**WHAT THE TASK REQUIRES:** Retype only the lines running from the beginning of the entries below to the line with "const legendNarrow = ['180", both included. Do not include pictures.

**MATERIAL SHOWN:**
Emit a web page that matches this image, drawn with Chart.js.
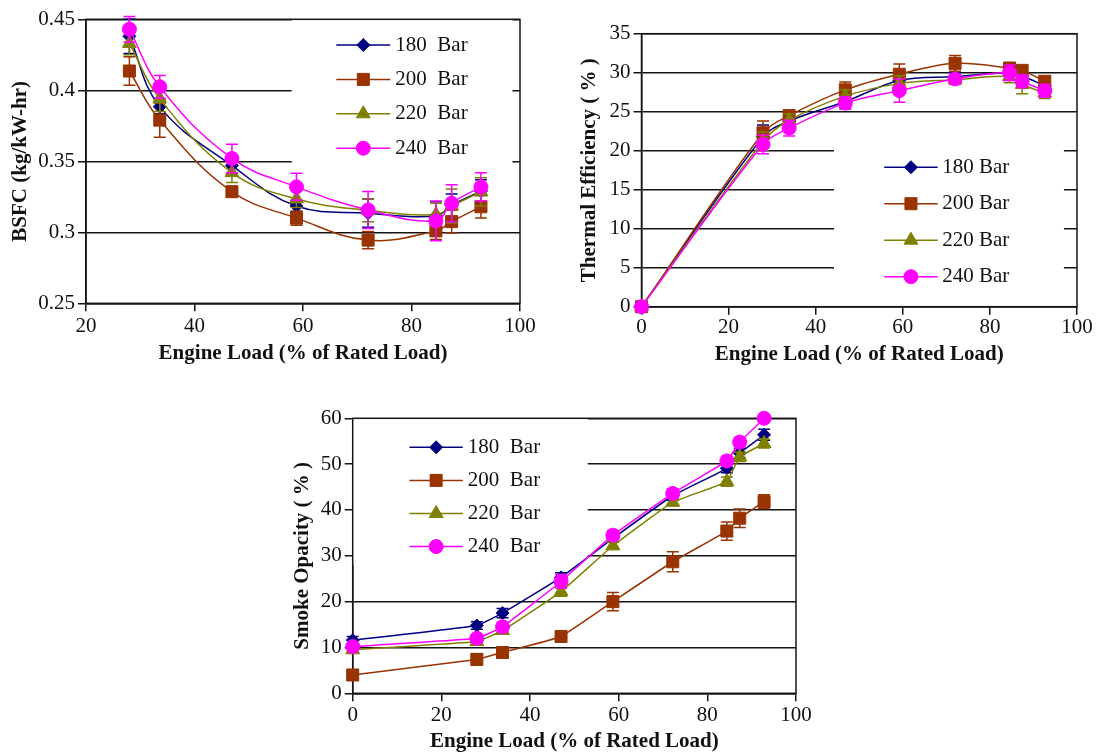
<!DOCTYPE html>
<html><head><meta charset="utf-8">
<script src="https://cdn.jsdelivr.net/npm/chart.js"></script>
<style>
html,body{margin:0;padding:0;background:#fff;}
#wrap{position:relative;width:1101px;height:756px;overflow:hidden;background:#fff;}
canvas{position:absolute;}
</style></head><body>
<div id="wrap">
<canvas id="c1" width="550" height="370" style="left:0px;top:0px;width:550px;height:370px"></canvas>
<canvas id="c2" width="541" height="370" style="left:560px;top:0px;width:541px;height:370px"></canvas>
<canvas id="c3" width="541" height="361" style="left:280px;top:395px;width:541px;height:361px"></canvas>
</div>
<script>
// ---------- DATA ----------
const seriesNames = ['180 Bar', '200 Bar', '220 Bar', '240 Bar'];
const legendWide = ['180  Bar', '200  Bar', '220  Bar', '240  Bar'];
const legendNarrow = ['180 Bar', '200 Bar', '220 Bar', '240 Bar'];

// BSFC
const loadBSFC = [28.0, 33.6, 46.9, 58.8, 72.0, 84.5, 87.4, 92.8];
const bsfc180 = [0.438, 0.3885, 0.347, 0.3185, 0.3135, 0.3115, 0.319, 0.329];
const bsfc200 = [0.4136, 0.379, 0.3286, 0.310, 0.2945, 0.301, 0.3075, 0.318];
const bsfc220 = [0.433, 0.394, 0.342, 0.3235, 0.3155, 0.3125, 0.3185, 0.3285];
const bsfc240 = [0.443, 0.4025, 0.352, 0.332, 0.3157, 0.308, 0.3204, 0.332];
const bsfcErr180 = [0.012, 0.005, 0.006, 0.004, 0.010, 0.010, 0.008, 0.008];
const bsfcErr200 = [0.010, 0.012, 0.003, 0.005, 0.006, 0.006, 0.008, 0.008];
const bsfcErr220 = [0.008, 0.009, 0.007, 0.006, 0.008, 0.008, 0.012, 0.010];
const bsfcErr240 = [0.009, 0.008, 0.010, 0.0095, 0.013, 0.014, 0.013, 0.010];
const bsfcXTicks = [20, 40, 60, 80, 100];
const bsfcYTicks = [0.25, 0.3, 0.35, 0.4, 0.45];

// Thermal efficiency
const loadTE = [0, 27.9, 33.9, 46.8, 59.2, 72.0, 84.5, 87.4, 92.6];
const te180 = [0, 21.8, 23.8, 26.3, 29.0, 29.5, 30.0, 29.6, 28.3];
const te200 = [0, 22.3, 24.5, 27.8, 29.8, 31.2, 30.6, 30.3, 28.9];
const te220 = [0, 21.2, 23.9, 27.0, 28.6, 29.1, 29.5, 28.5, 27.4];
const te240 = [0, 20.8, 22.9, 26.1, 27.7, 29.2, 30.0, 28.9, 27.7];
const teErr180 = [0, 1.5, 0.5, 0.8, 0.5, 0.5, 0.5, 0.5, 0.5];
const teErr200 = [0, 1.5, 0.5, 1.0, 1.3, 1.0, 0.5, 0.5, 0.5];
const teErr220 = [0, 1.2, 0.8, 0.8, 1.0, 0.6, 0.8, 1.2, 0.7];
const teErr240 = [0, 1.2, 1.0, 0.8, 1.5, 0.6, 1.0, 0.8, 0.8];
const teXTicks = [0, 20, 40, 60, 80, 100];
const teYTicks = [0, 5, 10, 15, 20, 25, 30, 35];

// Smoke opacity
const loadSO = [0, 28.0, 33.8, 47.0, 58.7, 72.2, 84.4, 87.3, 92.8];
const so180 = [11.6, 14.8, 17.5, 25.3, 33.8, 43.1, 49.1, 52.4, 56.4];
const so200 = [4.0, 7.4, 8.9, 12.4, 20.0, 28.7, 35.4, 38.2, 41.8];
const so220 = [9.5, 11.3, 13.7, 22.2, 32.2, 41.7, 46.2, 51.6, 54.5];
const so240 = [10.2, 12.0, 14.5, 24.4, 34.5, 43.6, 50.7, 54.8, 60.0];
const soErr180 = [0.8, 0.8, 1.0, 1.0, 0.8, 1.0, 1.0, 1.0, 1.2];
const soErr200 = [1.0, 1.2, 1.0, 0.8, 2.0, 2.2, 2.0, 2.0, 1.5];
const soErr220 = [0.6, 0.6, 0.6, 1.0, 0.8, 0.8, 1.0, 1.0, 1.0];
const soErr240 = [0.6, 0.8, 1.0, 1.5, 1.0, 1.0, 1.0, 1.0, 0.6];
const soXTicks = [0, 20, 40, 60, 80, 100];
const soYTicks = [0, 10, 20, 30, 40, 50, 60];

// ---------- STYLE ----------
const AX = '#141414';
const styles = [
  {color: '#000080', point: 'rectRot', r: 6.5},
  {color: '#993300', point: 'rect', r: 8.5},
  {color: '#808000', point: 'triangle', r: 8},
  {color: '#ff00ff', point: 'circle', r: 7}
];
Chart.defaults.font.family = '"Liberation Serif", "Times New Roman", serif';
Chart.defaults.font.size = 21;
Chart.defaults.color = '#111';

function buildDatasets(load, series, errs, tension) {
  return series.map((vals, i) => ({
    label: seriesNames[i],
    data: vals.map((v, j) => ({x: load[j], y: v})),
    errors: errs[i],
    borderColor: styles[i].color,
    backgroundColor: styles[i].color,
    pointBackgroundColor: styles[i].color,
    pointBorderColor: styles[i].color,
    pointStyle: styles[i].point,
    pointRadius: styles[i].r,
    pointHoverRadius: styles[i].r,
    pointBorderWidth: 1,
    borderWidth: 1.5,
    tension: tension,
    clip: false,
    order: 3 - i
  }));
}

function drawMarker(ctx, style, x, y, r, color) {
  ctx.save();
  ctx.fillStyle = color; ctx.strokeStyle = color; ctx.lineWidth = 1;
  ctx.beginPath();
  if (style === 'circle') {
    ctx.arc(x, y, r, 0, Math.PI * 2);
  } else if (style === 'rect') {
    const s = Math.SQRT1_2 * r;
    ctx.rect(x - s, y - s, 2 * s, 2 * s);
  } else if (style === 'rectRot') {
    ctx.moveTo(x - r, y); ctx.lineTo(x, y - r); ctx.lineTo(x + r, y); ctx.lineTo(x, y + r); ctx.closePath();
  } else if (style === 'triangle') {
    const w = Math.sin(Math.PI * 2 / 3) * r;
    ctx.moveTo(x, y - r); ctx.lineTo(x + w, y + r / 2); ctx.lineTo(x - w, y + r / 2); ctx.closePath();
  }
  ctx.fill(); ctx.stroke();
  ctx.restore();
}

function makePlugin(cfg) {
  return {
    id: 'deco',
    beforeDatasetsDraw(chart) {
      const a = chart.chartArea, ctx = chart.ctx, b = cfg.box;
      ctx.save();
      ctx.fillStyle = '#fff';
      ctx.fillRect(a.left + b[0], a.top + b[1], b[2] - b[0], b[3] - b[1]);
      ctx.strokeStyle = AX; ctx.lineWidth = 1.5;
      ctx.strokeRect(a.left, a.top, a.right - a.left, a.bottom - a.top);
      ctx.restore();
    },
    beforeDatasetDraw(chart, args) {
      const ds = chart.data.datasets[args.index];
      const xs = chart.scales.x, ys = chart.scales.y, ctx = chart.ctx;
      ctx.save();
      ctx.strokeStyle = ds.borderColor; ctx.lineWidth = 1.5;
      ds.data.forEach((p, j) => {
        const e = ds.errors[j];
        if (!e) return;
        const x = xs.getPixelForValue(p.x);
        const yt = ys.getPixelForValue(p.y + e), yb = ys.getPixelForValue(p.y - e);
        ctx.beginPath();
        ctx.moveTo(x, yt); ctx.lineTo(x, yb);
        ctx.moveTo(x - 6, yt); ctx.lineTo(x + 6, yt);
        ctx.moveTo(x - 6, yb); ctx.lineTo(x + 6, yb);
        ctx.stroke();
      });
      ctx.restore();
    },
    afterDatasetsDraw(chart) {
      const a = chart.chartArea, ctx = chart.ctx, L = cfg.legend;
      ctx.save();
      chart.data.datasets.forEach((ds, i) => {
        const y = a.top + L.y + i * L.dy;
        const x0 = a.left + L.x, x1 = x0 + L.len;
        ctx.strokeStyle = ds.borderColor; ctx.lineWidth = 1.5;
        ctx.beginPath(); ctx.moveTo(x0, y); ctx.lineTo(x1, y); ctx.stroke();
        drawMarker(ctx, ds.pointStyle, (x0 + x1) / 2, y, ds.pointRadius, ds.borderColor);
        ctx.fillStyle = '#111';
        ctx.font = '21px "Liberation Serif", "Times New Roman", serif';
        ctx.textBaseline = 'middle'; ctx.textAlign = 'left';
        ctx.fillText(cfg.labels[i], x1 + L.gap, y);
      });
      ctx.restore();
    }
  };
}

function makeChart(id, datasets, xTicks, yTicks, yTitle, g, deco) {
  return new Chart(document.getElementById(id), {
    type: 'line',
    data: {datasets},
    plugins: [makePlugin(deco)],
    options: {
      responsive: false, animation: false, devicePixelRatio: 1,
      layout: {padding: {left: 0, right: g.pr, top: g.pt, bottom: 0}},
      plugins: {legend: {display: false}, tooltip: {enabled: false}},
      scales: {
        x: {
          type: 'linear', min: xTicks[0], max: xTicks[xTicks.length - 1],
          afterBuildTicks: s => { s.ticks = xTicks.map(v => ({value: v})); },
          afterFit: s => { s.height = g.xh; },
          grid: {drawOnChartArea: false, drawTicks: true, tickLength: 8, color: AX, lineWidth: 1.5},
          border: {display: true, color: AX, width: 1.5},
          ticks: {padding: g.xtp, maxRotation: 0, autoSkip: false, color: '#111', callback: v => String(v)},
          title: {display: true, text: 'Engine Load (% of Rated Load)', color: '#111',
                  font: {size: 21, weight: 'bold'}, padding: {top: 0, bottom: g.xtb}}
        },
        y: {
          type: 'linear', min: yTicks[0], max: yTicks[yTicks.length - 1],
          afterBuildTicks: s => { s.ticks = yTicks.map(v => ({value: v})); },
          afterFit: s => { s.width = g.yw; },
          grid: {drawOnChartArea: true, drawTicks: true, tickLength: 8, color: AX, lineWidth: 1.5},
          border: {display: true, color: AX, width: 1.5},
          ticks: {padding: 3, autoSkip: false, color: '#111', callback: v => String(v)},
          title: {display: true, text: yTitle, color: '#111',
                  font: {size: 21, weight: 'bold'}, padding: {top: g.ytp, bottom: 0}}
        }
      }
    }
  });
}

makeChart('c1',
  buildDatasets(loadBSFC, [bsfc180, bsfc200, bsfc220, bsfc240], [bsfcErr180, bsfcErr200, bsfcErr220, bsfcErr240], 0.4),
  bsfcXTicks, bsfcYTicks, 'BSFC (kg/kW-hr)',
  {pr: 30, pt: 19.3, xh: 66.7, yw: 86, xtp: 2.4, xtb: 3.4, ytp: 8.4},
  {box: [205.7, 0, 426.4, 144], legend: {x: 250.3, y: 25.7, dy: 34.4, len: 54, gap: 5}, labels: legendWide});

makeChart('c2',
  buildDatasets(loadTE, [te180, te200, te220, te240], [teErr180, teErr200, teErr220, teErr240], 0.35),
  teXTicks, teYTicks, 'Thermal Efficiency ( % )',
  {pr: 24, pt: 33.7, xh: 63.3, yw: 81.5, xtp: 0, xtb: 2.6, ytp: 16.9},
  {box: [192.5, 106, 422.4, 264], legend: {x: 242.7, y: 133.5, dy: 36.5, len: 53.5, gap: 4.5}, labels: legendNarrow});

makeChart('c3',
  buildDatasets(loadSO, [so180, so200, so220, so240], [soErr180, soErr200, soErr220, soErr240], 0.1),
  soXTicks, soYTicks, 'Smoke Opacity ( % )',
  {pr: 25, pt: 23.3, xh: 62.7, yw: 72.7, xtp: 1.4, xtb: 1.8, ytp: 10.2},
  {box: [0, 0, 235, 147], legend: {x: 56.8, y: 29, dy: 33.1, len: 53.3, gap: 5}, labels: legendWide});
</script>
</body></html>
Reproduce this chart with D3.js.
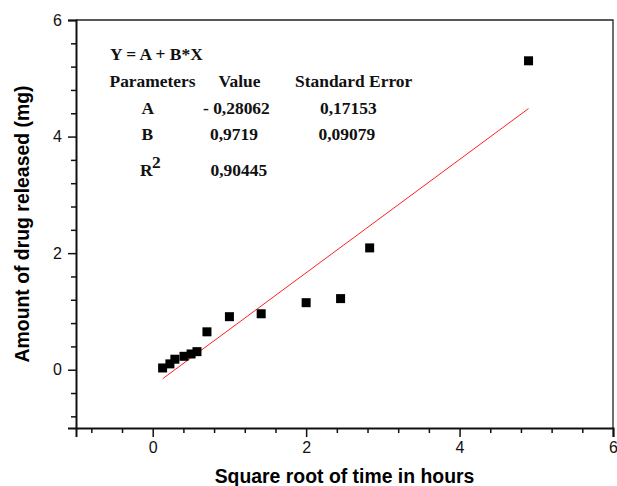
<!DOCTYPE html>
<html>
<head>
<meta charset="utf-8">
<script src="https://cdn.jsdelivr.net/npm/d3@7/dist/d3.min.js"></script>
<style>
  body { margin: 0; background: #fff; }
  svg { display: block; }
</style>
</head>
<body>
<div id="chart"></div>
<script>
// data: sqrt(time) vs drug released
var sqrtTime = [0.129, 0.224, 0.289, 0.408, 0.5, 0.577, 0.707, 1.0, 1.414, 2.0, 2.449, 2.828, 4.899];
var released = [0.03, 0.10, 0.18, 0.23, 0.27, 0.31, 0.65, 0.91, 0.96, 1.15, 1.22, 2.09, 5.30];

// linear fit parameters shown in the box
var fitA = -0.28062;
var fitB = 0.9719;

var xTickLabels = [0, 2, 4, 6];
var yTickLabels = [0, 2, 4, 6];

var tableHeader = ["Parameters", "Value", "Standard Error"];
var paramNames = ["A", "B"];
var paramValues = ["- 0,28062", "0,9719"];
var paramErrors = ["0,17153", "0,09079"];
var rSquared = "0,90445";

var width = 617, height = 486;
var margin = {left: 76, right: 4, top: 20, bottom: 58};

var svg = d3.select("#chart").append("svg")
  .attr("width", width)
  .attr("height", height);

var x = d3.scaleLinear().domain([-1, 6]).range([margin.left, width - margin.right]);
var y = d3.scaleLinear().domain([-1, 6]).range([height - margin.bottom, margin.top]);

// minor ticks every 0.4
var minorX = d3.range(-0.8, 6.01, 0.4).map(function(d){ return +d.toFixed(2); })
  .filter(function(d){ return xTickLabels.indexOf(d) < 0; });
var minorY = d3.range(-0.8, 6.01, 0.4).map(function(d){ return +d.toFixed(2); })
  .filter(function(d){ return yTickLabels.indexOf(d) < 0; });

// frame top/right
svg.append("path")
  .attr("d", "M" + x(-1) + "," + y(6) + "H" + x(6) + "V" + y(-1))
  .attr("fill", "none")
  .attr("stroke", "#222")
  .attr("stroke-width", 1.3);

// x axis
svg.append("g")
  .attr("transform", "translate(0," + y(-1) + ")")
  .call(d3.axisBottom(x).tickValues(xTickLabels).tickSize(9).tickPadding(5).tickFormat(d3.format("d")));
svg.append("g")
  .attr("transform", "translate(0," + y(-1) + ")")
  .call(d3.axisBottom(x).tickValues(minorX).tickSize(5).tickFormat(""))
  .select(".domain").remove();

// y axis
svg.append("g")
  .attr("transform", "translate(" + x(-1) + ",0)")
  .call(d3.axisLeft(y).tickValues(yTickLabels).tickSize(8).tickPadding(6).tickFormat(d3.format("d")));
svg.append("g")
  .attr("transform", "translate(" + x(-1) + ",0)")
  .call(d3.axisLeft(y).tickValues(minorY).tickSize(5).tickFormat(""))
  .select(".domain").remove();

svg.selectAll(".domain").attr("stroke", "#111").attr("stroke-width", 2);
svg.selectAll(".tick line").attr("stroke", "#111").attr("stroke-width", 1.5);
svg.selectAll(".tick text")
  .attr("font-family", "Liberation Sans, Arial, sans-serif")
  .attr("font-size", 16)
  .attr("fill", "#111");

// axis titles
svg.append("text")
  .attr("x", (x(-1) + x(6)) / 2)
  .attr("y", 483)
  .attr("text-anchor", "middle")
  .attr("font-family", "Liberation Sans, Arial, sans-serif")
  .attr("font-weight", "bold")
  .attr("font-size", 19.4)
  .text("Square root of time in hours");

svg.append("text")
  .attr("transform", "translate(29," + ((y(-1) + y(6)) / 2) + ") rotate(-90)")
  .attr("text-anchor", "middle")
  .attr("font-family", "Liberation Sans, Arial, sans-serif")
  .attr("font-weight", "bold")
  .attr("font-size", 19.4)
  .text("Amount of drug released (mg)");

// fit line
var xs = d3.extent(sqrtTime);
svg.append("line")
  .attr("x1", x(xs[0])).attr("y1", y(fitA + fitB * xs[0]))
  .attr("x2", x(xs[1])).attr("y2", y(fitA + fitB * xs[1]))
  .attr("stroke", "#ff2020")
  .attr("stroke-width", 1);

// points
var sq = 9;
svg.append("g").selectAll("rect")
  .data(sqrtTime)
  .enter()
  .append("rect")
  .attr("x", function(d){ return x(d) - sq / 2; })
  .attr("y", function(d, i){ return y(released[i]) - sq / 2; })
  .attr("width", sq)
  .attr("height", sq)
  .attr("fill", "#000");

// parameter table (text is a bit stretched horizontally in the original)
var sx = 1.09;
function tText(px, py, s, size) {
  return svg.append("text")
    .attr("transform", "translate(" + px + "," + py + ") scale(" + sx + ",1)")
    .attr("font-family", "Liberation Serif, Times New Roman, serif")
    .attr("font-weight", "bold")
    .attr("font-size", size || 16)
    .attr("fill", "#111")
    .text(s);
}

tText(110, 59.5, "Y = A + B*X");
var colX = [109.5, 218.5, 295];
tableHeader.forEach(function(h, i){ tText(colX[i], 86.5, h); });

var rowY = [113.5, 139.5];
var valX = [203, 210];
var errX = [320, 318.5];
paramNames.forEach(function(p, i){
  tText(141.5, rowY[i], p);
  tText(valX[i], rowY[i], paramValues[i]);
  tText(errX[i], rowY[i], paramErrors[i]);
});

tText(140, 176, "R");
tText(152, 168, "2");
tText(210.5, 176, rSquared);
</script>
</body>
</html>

**WORKED ANSWER:**
Emit a web page that matches this image, drawn with Chart.js.
<!DOCTYPE html>
<html><head><meta charset="utf-8">
<script src="https://cdn.jsdelivr.net/npm/chart.js"></script>
<style>
html,body{margin:0;padding:0;background:#fff;}
#wrap{position:relative;width:1101px;height:756px;overflow:hidden;background:#fff;}
canvas{position:absolute;}
</style></head><body>
<div id="wrap">
<canvas id="c1" width="550" height="370" style="left:0px;top:0px;width:550px;height:370px"></canvas>
<canvas id="c2" width="541" height="370" style="left:560px;top:0px;width:541px;height:370px"></canvas>
<canvas id="c3" width="541" height="361" style="left:280px;top:395px;width:541px;height:361px"></canvas>
</div>
<script>
// ---------- DATA ----------
const seriesNames = ['180 Bar', '200 Bar', '220 Bar', '240 Bar'];
const legendWide = ['180  Bar', '200  Bar', '220  Bar', '240  Bar'];
const legendNarrow = ['180 Bar', '200 Bar', '220 Bar', '240 Bar'];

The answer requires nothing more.